3.      Rapprochement des législations — Mesures destinées à la réalisation du marché unique — Introduction de nouvelles dispositions nationales dérogatoires — Contrôle par la Commission — Décision — Obligation de motivation — Portée

(Art. 95, § 5, CE et 253 CE)

1.      Les sujets autres que les destinataires d’une décision ne sauraient prétendre être concernés individuellement au sens de l’article 230, quatrième alinéa, CE que si cette décision les atteint en raison de certaines qualités qui leur sont particulières ou d’une situation de fait qui les caractérise par rapport à toute autre personne et, de ce fait, les individualise d’une manière analogue à celle dont peut l’être le destinataire de cette décision.

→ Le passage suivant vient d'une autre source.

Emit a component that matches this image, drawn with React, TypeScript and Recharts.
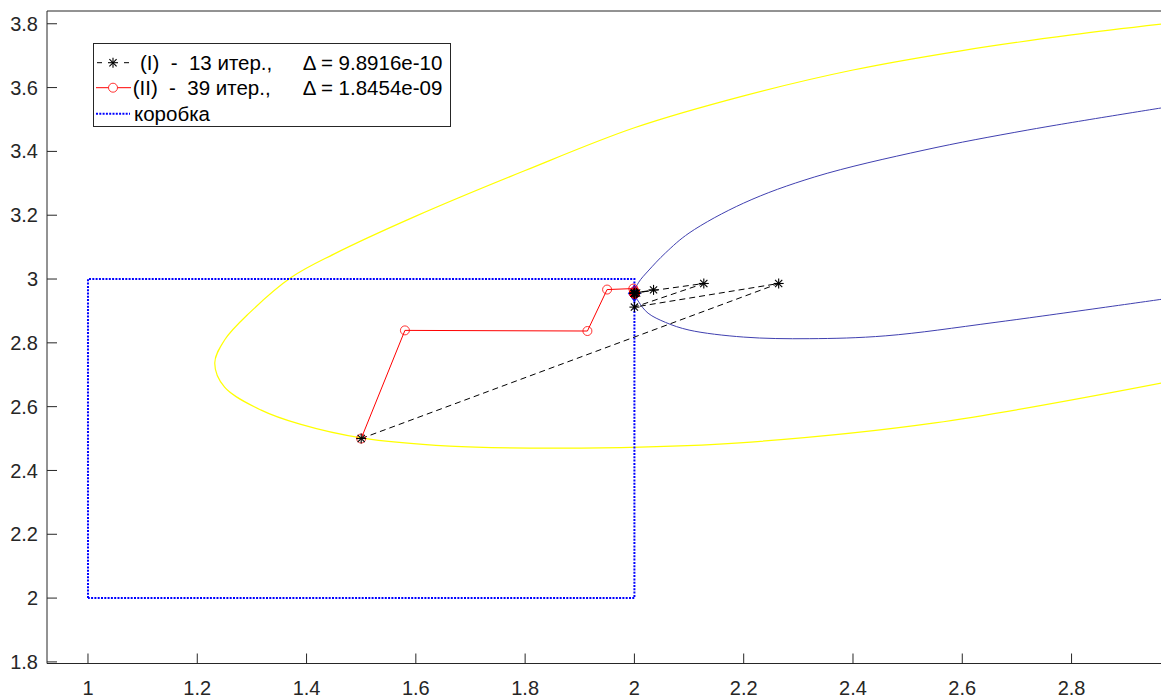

En effet, l’objectif de cette disposition est d’assurer une protection juridique également à celui qui, sans être le destinataire de l’acte litigieux, est en fait concerné par celui-ci comme s’il en était le destinataire.

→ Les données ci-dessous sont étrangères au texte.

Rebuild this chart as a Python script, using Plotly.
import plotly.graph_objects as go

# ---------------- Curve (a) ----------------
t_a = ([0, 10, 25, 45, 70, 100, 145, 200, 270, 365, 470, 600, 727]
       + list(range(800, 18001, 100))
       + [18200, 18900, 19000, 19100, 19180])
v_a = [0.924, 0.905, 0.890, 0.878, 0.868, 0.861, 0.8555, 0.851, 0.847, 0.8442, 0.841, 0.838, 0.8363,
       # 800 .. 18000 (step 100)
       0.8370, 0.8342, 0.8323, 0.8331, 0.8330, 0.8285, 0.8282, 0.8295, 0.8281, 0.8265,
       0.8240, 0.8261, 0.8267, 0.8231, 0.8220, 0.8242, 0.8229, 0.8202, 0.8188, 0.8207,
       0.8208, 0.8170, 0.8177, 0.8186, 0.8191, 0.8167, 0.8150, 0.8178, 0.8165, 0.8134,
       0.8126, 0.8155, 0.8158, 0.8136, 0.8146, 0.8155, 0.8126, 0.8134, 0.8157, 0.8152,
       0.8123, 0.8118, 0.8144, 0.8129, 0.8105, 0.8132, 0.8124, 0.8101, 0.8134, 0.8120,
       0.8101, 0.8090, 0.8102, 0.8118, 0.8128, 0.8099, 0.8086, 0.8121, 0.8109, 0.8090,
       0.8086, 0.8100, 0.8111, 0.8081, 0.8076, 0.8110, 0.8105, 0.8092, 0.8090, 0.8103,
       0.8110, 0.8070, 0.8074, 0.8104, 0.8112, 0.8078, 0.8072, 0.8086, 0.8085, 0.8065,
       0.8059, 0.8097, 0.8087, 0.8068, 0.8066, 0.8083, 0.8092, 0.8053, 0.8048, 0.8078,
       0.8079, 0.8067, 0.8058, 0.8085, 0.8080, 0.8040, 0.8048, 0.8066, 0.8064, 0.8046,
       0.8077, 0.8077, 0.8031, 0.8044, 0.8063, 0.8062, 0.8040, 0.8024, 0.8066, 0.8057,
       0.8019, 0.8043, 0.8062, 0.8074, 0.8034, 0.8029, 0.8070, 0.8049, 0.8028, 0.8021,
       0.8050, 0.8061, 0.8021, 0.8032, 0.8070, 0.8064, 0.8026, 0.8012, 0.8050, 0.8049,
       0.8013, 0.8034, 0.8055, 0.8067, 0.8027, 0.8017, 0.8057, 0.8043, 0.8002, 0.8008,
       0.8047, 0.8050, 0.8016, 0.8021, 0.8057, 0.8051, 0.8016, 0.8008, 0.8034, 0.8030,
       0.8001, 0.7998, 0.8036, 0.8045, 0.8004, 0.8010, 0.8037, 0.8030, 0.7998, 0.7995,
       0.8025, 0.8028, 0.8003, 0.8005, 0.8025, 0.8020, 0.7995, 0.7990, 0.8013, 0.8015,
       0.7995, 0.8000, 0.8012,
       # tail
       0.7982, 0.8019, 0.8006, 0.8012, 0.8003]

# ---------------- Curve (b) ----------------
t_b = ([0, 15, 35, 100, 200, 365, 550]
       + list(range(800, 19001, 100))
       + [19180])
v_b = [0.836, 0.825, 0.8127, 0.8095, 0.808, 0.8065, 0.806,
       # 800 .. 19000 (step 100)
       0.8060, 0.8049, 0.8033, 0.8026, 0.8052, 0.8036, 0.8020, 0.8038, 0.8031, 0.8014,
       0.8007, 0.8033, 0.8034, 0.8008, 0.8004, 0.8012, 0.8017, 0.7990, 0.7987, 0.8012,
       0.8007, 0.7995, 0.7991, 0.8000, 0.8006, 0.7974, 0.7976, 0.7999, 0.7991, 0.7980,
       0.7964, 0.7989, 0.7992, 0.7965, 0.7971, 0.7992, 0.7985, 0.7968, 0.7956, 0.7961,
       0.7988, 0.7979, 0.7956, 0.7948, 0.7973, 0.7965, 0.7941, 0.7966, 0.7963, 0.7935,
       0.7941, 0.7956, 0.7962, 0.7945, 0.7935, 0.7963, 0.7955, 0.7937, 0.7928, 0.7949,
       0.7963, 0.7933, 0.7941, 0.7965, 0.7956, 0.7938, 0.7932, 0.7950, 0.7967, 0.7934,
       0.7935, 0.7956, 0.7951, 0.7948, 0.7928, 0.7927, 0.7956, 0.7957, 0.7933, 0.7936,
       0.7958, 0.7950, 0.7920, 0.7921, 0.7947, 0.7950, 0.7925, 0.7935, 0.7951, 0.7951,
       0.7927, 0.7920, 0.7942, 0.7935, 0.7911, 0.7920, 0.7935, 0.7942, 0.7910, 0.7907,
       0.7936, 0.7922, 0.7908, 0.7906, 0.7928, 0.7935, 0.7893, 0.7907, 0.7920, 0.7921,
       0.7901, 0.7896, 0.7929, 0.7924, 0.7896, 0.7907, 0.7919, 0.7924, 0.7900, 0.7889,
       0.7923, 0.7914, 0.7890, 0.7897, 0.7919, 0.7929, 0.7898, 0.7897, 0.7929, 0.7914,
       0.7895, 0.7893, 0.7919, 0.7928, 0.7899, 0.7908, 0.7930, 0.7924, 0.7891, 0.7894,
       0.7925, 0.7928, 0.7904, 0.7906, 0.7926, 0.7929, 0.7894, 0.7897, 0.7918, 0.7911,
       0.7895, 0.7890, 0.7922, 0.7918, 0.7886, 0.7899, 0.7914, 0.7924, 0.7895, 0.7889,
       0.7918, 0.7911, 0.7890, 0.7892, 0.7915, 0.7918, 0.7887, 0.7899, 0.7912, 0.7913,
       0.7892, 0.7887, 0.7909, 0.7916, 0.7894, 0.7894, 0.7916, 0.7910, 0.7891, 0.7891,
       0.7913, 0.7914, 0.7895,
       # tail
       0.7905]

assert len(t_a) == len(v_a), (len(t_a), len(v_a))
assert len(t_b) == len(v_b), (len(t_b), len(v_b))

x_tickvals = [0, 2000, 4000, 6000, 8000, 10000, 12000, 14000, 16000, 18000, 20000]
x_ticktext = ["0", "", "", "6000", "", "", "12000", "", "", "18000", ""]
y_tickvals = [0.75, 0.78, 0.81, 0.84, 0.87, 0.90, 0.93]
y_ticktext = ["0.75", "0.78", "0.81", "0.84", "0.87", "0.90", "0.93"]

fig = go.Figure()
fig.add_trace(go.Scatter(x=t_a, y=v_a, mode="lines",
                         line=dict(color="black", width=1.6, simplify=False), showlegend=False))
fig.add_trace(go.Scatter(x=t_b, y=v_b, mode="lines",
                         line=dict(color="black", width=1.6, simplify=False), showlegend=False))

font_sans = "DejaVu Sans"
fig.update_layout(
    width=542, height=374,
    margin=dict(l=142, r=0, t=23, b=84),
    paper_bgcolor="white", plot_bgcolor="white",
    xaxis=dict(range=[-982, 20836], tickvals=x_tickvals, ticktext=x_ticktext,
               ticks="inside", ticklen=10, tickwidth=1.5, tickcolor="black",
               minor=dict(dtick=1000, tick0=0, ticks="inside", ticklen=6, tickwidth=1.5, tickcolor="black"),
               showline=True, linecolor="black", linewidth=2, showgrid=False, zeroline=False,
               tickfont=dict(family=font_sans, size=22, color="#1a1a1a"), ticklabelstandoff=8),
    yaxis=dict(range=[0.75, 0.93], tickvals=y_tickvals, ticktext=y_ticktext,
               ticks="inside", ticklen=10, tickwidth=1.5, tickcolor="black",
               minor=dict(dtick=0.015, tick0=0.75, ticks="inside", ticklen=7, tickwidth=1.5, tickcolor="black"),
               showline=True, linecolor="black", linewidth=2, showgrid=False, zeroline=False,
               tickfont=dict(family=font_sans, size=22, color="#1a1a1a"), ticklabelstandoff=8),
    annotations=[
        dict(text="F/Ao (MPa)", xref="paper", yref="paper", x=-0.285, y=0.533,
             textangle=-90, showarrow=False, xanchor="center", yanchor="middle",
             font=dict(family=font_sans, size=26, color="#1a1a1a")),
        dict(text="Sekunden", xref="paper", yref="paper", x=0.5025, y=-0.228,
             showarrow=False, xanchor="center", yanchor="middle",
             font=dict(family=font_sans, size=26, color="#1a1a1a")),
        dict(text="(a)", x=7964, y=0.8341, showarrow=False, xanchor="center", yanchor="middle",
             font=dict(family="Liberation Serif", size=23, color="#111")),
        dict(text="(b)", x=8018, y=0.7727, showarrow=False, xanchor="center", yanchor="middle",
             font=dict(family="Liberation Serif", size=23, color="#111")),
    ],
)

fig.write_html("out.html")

À cet égard, est individuellement concerné par une décision de la Commission, relative aux dispositions nationales interdisant l’utilisation d’organismes génétiquement modifiés dans une province d’un État membre en vertu des dispositions de l’article 95, paragraphe 5, CE, une telle province qui est l’auteur d’un projet de loi ressortissant à sa compétence propre et pour lequel l’État membre concerné a sollicité une dérogation au titre de cette disposition. Cette décision a pour conséquence, non seulement d’affecter un acte dont la province est l’auteur, mais en outre, d’empêcher cette dernière d’exercer comme elle l’entend les compétences propres que lui confère l’ordre constitutionnel national.

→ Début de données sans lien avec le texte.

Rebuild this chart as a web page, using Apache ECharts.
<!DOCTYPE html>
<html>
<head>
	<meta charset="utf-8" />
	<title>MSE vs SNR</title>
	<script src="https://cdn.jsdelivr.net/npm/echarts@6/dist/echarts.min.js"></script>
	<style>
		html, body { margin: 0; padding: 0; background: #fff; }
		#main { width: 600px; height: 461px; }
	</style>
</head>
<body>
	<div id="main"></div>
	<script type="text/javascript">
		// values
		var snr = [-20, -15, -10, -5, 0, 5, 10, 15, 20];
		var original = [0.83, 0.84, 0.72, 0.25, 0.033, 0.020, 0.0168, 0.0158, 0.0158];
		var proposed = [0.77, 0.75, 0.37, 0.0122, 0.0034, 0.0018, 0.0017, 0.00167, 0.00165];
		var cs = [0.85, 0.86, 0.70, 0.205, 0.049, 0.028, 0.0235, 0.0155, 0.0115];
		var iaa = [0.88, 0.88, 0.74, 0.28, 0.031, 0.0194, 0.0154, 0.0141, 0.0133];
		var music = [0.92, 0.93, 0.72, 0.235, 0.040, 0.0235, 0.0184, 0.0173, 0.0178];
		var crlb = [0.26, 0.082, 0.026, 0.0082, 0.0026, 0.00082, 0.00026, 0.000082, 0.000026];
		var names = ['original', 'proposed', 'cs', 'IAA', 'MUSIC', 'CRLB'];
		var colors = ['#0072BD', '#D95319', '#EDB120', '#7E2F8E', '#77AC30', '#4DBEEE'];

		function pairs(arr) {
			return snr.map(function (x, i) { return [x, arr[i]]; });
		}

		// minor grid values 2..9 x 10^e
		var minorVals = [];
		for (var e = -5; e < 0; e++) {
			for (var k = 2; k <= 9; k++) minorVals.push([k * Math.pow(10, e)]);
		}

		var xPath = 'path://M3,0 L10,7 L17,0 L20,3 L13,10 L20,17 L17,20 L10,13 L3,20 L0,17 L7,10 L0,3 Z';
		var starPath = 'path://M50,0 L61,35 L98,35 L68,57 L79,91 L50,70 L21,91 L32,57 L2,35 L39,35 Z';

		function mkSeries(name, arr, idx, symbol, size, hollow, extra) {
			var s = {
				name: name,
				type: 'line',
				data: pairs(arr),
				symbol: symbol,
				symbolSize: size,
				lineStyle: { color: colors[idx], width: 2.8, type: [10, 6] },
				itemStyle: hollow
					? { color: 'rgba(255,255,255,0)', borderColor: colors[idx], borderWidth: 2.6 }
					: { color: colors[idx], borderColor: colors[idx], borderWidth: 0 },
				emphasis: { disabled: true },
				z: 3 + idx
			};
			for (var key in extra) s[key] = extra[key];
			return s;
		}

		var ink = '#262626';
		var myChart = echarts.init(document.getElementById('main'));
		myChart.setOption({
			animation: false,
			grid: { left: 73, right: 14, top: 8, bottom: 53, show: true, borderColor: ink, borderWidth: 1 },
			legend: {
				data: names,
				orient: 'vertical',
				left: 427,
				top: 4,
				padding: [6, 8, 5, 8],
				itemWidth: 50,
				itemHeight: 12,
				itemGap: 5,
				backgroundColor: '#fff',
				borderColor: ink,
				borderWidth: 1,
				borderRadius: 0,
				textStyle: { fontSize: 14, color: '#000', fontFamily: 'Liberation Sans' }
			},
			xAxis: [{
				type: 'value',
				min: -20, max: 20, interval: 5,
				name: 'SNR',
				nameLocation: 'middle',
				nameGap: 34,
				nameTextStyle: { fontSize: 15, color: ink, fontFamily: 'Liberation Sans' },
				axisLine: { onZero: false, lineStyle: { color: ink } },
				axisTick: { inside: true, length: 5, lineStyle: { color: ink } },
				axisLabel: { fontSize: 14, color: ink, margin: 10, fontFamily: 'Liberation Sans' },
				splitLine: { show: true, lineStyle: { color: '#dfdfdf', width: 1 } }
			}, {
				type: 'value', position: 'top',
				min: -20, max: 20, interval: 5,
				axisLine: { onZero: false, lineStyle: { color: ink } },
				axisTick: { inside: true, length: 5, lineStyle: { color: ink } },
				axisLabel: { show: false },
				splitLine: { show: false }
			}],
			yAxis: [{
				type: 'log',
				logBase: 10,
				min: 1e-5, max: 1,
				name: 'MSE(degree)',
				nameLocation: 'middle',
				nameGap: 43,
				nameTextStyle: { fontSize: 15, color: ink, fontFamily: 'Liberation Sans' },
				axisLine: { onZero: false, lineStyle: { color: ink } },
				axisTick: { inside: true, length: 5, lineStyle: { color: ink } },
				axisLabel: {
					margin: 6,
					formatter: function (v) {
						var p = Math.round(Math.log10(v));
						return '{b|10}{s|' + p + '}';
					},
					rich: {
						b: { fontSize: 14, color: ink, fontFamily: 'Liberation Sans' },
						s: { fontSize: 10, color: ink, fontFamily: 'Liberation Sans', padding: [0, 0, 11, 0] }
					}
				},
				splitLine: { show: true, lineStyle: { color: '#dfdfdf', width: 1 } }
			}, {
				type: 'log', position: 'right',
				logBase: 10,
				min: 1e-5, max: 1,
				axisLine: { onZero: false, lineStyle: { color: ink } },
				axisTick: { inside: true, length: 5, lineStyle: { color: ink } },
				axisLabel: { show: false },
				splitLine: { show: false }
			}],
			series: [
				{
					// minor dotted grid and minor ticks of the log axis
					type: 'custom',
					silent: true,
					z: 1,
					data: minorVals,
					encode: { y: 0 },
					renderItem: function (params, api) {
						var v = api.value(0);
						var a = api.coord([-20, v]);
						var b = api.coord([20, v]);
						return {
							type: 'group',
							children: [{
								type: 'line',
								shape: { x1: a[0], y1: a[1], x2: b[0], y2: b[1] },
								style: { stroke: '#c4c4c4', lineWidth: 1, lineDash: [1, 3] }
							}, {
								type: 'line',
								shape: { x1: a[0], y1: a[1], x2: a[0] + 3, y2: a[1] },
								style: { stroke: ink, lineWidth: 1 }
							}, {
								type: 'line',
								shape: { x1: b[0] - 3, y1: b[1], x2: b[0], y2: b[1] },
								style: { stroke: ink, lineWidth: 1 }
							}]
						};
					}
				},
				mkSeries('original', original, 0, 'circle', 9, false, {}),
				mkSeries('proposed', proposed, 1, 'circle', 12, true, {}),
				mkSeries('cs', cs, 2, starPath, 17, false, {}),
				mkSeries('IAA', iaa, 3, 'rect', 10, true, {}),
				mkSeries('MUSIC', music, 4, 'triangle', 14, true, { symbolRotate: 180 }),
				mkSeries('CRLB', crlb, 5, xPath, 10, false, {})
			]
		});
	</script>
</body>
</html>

En outre, bien que ladite décision ait été adressée à l’État membre concerné, celui-ci n’a exercé aucun pouvoir d’appréciation lors de sa communication à cette province, de telle sorte que cette dernière est également directement concernée par cette décision, au sens dudit article 230, quatrième alinéa, CE.

(cf. points 27-29)

2.      Le principe du contradictoire ne s’applique pas à la procédure prévue à l’article 95, paragraphe 5, CE. En effet, à l’instar de celle visée à l’article 95, paragraphe 4, CE, cette procédure est ouverte à la demande d’un État membre visant à l’approbation de dispositions nationales dérogatoires à une mesure d’harmonisation adoptée au niveau communautaire. Dans les deux cas, la procédure est engagée par l’État membre notifiant, qui a tout loisir de s’exprimer sur la décision dont il demande l’adoption. De même, les deux procédures doivent, dans l’intérêt de l’État membre demandeur et du bon fonctionnement du marché intérieur, être conclues rapidement. À cet égard, le fait que, à la différence de la procédure de l’article 95, paragraphe 4, CE, la procédure prévue au paragraphe 5 de ce même article concerne des mesures nationales encore à l’état de projet ne permet pas à la Commission de proroger le délai de six mois prévu à l’article 95, paragraphe 6, CE, afin de procéder à un débat contradictoire.

En premier lieu, s’agissant du libellé de cette dernière disposition, d’une part, celle-ci s’applique indistinctement aux demandes de dérogation concernant des mesures nationales en vigueur, visées à l’article 95, paragraphe 4, CE, et aux demandes concernant des mesures à l’état de projet, auxquelles l’article 95, paragraphe 5, CE est applicable. D’autre part, étant donné que la faculté de proroger le délai de décision de six mois, prévue au troisième alinéa de cette disposition, peut seulement être exercée par la Commission si la complexité de la question posée l’exige et en l’absence de danger pour la santé humaine, l’article 95, paragraphe 6, troisième alinéa, CE ne permet pas à la Commission de reporter le terme du délai de décision de six mois dans le seul but d’entendre l’État membre qui l’a saisie d’une demande de dérogation au titre de l’article 95, paragraphe 5, CE.

En second lieu, en ce qui concerne l’économie de l’article 95, paragraphe 5, CE, la circonstance selon laquelle cette disposition vise une mesure nationale qui n’est pas encore en vigueur ne diminue pas l’intérêt à voir la Commission statuer rapidement sur la demande de dérogation dont elle est saisie. En effet, la conclusion rapide de cette procédure a été voulue par les auteurs du traité afin de préserver l’intérêt de l’État demandeur à être fixé sur les règles applicables ainsi que dans l’intérêt du bon fonctionnement du marché intérieur.

(cf. points 41-44)

3.      Pour respecter l’obligation de motivation prévue par l’article 253 CE, une décision adoptée par la Commission sur le fondement de l’article 95, paragraphe 5, CE doit contenir une indication suffisante et pertinente des éléments pris en considération pour déterminer si sont satisfaites les conditions posées par cet article pour l’octroi à un État membre d’une dérogation à une mesure d’harmonisation communautaire.